The Modi government may introduce in Parliament the Women's Reservation Bill, which seeks to reserve one-third of seats in the Lok Sabha and state assemblies for women.
A senior BJP leader said top echelons of the government and the party have been brainstorming over the bill, which had polarised the political class whenever various governments introduced it earlier.
Asked if the government will bring the bill in its original form or incorporate some changes, he said the matter is still being debated.
On being asked if the bill will be introduced in the Winter Session, the leader, on condition of anonymity, said, "It may be introduced. But a final call has not been taken yet."

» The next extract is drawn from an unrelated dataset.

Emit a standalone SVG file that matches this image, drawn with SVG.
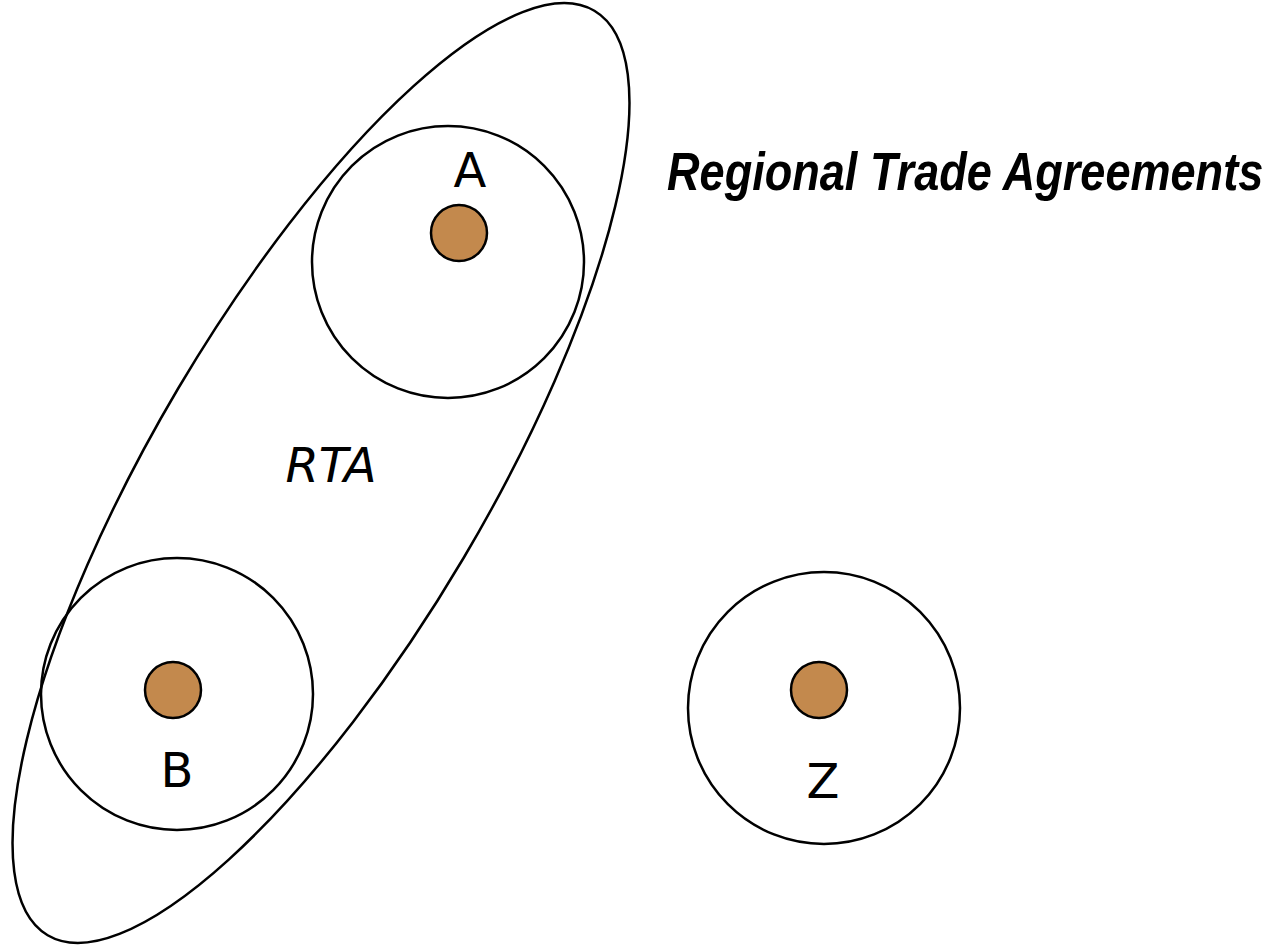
<svg xmlns="http://www.w3.org/2000/svg" width="1277" height="951" viewBox="0 0 1277 951">
<style>
.ring{fill:none;stroke:#000;stroke-width:2.5}
.dot{fill:#c3894d;stroke:#000;stroke-width:2.5}
.lbl{font-family:"DejaVu Sans",sans-serif;font-size:48px;fill:#000;text-anchor:middle}
.title{font-family:"Liberation Sans",Arial,sans-serif;font-size:54px;font-weight:bold;font-style:italic;fill:#000}
</style>
<rect width="1277" height="951" fill="#fff"/>
<g id="rta">
<ellipse class="ring" cx="321" cy="473" rx="537" ry="166" transform="rotate(-59.4 321 473)"/>
<text class="lbl" x="331" y="482" font-style="italic">RTA</text>
</g>
<g id="nodeA">
<circle class="ring" cx="448" cy="262" r="136"/>
<circle class="dot" cx="459" cy="233" r="28"/>
<text class="lbl" x="470" y="187">A</text>
</g>
<g id="nodeB">
<circle class="ring" cx="177" cy="694" r="136"/>
<circle class="dot" cx="173" cy="690" r="28"/>
<text class="lbl" x="177" y="787">B</text>
</g>
<g id="nodeZ">
<circle class="ring" cx="824" cy="708" r="136"/>
<circle class="dot" cx="819" cy="690" r="28"/>
<text class="lbl" x="823" y="798">Z</text>
</g>
<g id="connectors"></g>
<text class="title" transform="translate(667 190) scale(0.835 1)" x="0" y="0">Regional Trade Agreements</text>
</svg>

Congress president Sonia Gandhi had on Thursday written to Prime Minister Narendra Modi, urging him to introduce the bill passed in the Lok Sabha by taking advantage of the BJP's majority in the House.
BJP leaders claimed that Gandhi was doing politics over the matter and said the UPA government did not introduce the bill in the Lok Sabha as it could not overcome opposition from within its own ranks.
The bill is unique in the way it has polarised opinions as despite getting public support from all major national parties, including the BJP, Congress and the Left, it has drawn fierce opposition from some regional outfits and MPs from backward classes.
Many OBC MPs cutting across party lines, including the BJP and the Congress, believe that such a law will give advantage to women from upper castes, who are better educated and more resourceful.
Regional satraps like Lalu Prasad and Mulayam Singh Yadav have also opposed it bitterly, demanding reservation for OBCs and minorities within the quota for women and also that the quantum of reservation should be far less than 33.33 per cent.
A strong view within the BJP is that if its government succeeds in getting this constitutional amendment bill passed in Parliament, then it can upend conventional political faultlines and boost its prospects ahead of the 2019 Lok Sabha poll.
Reservation for women in local bodies already exists and have brought about positive changes, another BJP leader said.
The bill was first introduced by the the United Front government in 1996 and then the Vajpayee government tabled it a few times. However, it could never be passed in any of the two Houses on all these occasions.
The prospects of its passage brightened when the UPA government tabled it in the Rajya Sabha in 2010 and managed to get it passed in the Upper House.
However, reluctance from some of its allies and opposition from backward caste MPs from many parties meant that the Lok Sabha never took it up and it lapsed with the dissolution of the 15th Lok Sabha in 2014.